* START *
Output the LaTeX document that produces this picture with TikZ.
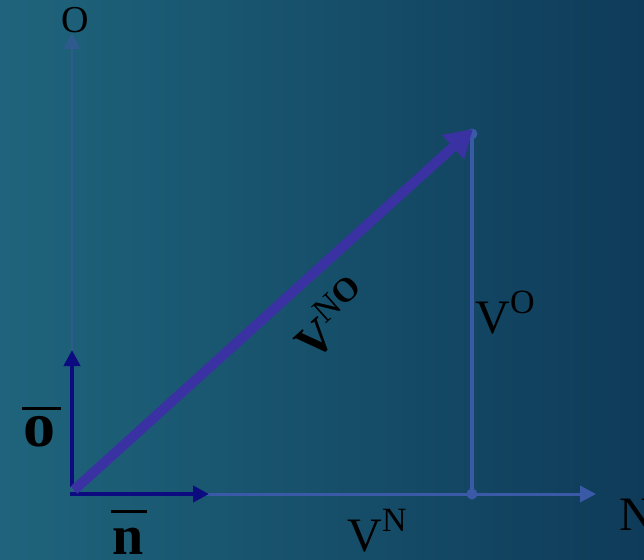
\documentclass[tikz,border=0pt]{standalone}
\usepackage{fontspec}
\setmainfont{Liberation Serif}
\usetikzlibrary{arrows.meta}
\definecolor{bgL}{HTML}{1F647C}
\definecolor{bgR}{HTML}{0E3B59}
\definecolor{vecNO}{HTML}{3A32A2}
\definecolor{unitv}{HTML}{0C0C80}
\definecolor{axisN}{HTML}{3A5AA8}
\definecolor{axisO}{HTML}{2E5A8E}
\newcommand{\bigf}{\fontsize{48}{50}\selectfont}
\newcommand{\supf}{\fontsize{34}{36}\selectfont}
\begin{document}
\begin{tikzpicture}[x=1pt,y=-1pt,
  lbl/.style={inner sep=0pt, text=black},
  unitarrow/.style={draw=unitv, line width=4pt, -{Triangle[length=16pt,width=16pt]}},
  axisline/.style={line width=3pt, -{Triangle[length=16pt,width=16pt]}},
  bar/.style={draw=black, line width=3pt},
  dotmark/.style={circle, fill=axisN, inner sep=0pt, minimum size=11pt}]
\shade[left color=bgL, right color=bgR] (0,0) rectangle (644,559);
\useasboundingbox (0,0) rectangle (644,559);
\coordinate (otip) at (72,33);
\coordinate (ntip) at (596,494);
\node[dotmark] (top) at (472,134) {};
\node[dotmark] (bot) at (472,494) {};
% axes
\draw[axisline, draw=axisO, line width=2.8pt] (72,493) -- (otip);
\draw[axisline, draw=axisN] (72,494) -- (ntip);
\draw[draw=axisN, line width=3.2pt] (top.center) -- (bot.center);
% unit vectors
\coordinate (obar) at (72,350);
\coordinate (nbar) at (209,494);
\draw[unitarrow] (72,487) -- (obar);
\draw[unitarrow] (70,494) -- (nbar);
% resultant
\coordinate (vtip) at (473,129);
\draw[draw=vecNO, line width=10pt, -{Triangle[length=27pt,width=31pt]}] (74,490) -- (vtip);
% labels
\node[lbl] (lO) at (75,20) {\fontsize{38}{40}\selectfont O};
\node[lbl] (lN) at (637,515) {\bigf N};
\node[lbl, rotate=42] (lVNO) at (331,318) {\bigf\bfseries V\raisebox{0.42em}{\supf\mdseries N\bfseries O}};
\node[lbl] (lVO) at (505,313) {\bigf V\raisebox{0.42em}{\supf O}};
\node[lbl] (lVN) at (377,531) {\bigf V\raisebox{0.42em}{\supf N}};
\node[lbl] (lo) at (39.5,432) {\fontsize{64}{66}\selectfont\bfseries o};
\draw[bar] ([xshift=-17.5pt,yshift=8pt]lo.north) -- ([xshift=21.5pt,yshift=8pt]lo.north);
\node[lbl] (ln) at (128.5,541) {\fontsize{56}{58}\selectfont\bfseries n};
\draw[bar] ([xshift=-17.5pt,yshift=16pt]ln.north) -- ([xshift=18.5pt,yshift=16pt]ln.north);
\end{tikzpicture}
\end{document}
* END *
### Stated task
Repeat the material above word for word and skip every image in it.

### Result of this task
Output the LaTeX document that produces this picture with TikZ.
\documentclass[tikz,border=0pt]{standalone}
\usepackage{fontspec}
\setmainfont{Liberation Serif}
\usetikzlibrary{arrows.meta}
\definecolor{bgL}{HTML}{1F647C}
\definecolor{bgR}{HTML}{0E3B59}
\definecolor{vecNO}{HTML}{3A32A2}
\definecolor{unitv}{HTML}{0C0C80}
\definecolor{axisN}{HTML}{3A5AA8}
\definecolor{axisO}{HTML}{2E5A8E}
\newcommand{\bigf}{\fontsize{48}{50}\selectfont}
\newcommand{\supf}{\fontsize{34}{36}\selectfont}
\begin{document}
\begin{tikzpicture}[x=1pt,y=-1pt,
  lbl/.style={inner sep=0pt, text=black},
  unitarrow/.style={draw=unitv, line width=4pt, -{Triangle[length=16pt,width=16pt]}},
  axisline/.style={line width=3pt, -{Triangle[length=16pt,width=16pt]}},
  bar/.style={draw=black, line width=3pt},
  dotmark/.style={circle, fill=axisN, inner sep=0pt, minimum size=11pt}]
\shade[left color=bgL, right color=bgR] (0,0) rectangle (644,559);
\useasboundingbox (0,0) rectangle (644,559);
\coordinate (otip) at (72,33);
\coordinate (ntip) at (596,494);
\node[dotmark] (top) at (472,134) {};
\node[dotmark] (bot) at (472,494) {};
% axes
\draw[axisline, draw=axisO, line width=2.8pt] (72,493) -- (otip);
\draw[axisline, draw=axisN] (72,494) -- (ntip);
\draw[draw=axisN, line width=3.2pt] (top.center) -- (bot.center);
% unit vectors
\coordinate (obar) at (72,350);
\coordinate (nbar) at (209,494);
\draw[unitarrow] (72,487) -- (obar);
\draw[unitarrow] (70,494) -- (nbar);
% resultant
\coordinate (vtip) at (473,129);
\draw[draw=vecNO, line width=10pt, -{Triangle[length=27pt,width=31pt]}] (74,490) -- (vtip);
% labels
\node[lbl] (lO) at (75,20) {\fontsize{38}{40}\selectfont O};
\node[lbl] (lN) at (637,515) {\bigf N};
\node[lbl, rotate=42] (lVNO) at (331,318) {\bigf\bfseries V\raisebox{0.42em}{\supf\mdseries N\bfseries O}};
\node[lbl] (lVO) at (505,313) {\bigf V\raisebox{0.42em}{\supf O}};
\node[lbl] (lVN) at (377,531) {\bigf V\raisebox{0.42em}{\supf N}};
\node[lbl] (lo) at (39.5,432) {\fontsize{64}{66}\selectfont\bfseries o};
\draw[bar] ([xshift=-17.5pt,yshift=8pt]lo.north) -- ([xshift=21.5pt,yshift=8pt]lo.north);
\node[lbl] (ln) at (128.5,541) {\fontsize{56}{58}\selectfont\bfseries n};
\draw[bar] ([xshift=-17.5pt,yshift=16pt]ln.north) -- ([xshift=18.5pt,yshift=16pt]ln.north);
\end{tikzpicture}
\end{document}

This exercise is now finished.